By Chloe Stuart-Ulin, participant of WUJS Intership program and Masa Influencer
On my first trip to the Carmel Market, weaving through the sweaty, loud, aggressive shoppers, bumping into the wobbly, wooden display tables so tightly packed I can’t make out the crumbling walls behind. The worst place for a terror attack, a bomb in the middle of this moving mass. My focus spreads thin to encompass everything around me, to pick up whatever hint might come before a blast. I know there’s nothing I can do to prepare for a close range explosion, but that doesn’t stop me noticing every shopper with a backpack.
A watery-eyed old man with leathery skin darts into my path, waving a neon “JEW 4 LIFE” t-shirt. It’s four sizes too small, obviously made for a child. He yells something in Hebrew, then stares at my breasts.
I catch myself scanning the roofs and balconies constantly. Three hipster millenials sit on a balcony over the spice shop. Tiny kites blow over the road from a rooftop to the right; an invisible kid laughing, tiny hands pulling their strings. A young woman sits on a stoop behind her stall, head covered, eyes closed, blowing cigarette smoke into the sky.
At my university in Canada, my mentor and journalism professor warned me about going to crowded places in Israel. She’d been here many times for stories, but almost always during wartime. She wrote an award-winning book about the conflict here, with dozens of interviews with locals from both sides.
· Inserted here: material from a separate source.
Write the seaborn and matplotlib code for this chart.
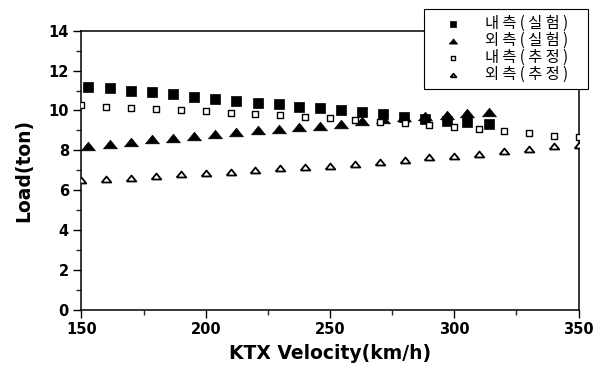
import numpy as np
import pandas as pd
import matplotlib
matplotlib.use("Agg")
import matplotlib.pyplot as plt
import seaborn as sns
from matplotlib.ticker import MultipleLocator

vel_exp = [152.7, 161.5, 169.8, 178.3, 187.0, 195.4, 203.8, 212.2, 221.0, 229.3,
           237.7, 246.1, 254.5, 262.9, 271.3, 279.6, 288.4, 297.1, 305.3, 314.1]
inner_exp = [11.19, 11.11, 10.99, 10.93, 10.81, 10.69, 10.59, 10.49, 10.39, 10.33,
             10.19, 10.11, 10.03, 9.91, 9.80, 9.69, 9.57, 9.47, 9.44, 9.31]
outer_exp = [8.22, 8.32, 8.44, 8.56, 8.64, 8.72, 8.81, 8.91, 9.01, 9.09,
             9.17, 9.24, 9.32, 9.47, 9.58, 9.66, 9.72, 9.77, 9.86, 9.94]

vel_est = [150, 160, 170, 180, 190, 200, 210, 220, 230, 240,
           250, 260, 270, 280, 290, 300, 310, 320, 330, 340, 350]
inner_est = [10.28, 10.19, 10.11, 10.08, 10.03, 9.97, 9.89, 9.82, 9.77, 9.69,
             9.61, 9.52, 9.44, 9.36, 9.27, 9.16, 9.08, 8.99, 8.86, 8.74, 8.66]
outer_est = [6.52, 6.57, 6.63, 6.72, 6.80, 6.88, 6.93, 7.02, 7.10, 7.18,
             7.23, 7.32, 7.43, 7.52, 7.65, 7.73, 7.84, 7.97, 8.09, 8.22, 8.27]

labels = ["내 측 ( 실 험 )", "외 측 ( 실 험 )", "내 측 ( 추 정 )", "외 측 ( 추 정 )"]

sns.set_style("ticks")
plt.rcParams["font.family"] = ["DejaVu Sans"]
plt.rcParams["axes.labelcolor"] = "black"
plt.rcParams["text.color"] = "black"

# flattened triangle like the scan
tri = [(-1, -0.62), (1, -0.62), (0, 0.62), (-1, -0.62)]

fig = plt.figure(figsize=(6.05, 3.72), dpi=100)
ax = fig.add_axes([0.1347, 0.1667, 0.8215, 0.7508])

sns.scatterplot(x=vel_exp, y=inner_exp, ax=ax, marker="s", s=46, color="black",
                edgecolor="black", linewidth=0.5, label=labels[0], zorder=3)
sns.scatterplot(x=vel_exp, y=outer_exp, ax=ax, marker=tri, s=100, color="black",
                edgecolor="black", linewidth=0.5, label=labels[1], zorder=3)
sns.scatterplot(x=vel_est, y=inner_est, ax=ax, marker="s", s=20, facecolor="white",
                edgecolor="black", linewidth=1.0, label=labels[2], zorder=4)
sns.scatterplot(x=vel_est, y=outer_est, ax=ax, marker=tri, s=48, facecolor="white",
                edgecolor="black", linewidth=1.3, label=labels[3], zorder=4)

ax.set_xlim(150, 350)
ax.set_ylim(0, 14)
ax.xaxis.set_major_locator(MultipleLocator(50))
ax.xaxis.set_minor_locator(MultipleLocator(25))
ax.yaxis.set_major_locator(MultipleLocator(2))
ax.yaxis.set_minor_locator(MultipleLocator(1))
ax.tick_params(which="major", direction="out", length=6, width=1.0, labelsize=10.5,
               colors="black", pad=3)
ax.tick_params(which="minor", direction="out", length=3.5, width=1.0)
for lab in ax.get_xticklabels() + ax.get_yticklabels():
    lab.set_fontweight("bold")
for sp in ax.spines.values():
    sp.set_visible(True)
    sp.set_linewidth(1.1)
    sp.set_color("black")

ax.set_xlabel("KTX Velocity(km/h)", fontsize=13.5, fontweight="bold", labelpad=5)
ax.set_ylabel("Load(ton)", fontsize=13.5, fontweight="bold", labelpad=11)

handles, labs = ax.get_legend_handles_labels()
ax.get_legend().remove()
leg = fig.legend(handles, [l + "    " for l in labs], loc="upper right",
                 bbox_to_anchor=(588 / 605, 1 - 9 / 372),
                 frameon=True, fancybox=False, edgecolor="black", framealpha=1,
                 prop={"family": ["Noto Sans CJK KR", "DejaVu Sans"], "size": 11},
                 markerscale=0.6, handlelength=3.0, handletextpad=0.6,
                 borderpad=0.4, labelspacing=0.0, borderaxespad=0)
leg.get_frame().set_linewidth(0.8)

fig.savefig("out.png", dpi=100)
I remember some of her technical advice when I met with her in person: “Are you flying through Turkey?” I was. “Deactivate your Facebook, and don’t tell anyone you’re a journalist.” For Israel the advice was simple: “Don’t go to street fairs.” “Avoid crowded places.”
On my daily walk to work in Tel Aviv, I pass a revolving group of construction workers building the apartment complex next door. They don’t whistle as I pass or stop their steady hammering. A worker leans over a long iron beam with his welding stick and blasts the flare right there on the sidewalk. Sparks the size of snowflakes shoot across the road and fizz out on passing cars. I never see him wearing a face cover, nothing to keep the light from burning out his eyes. Every day I dodge the sparks and pretend it doesn’t bother me.
The Carmel Market crowds thin enough in the evening for me to relax, with shoppers disappearing into side streets and alleys. More stalls than I can count spiral out from the main square. I take a break from my wandering to buy a coffee and rest my feet. A young couple kisses passionately at a corner table nearby, the one drink between them still full and no longer steaming. The girl, maybe 17, wears a large-print t-shirt with some acronym I don’t recognize. The guy, a couple of years older, is dressed head to toe in the faded green canvas of an Israeli soldier. An AK-47 hangs loose off his shoulder, dangling limp with the tip hitting the metal leg of his chair. The couple stays glued to each other and nobody glances their way.
I sit at the café for an hour sipping at my coffee, bumming their open wifi. When I leave a half hour later, the young couple hasn’t moved: in danger, always, and blissfully alive.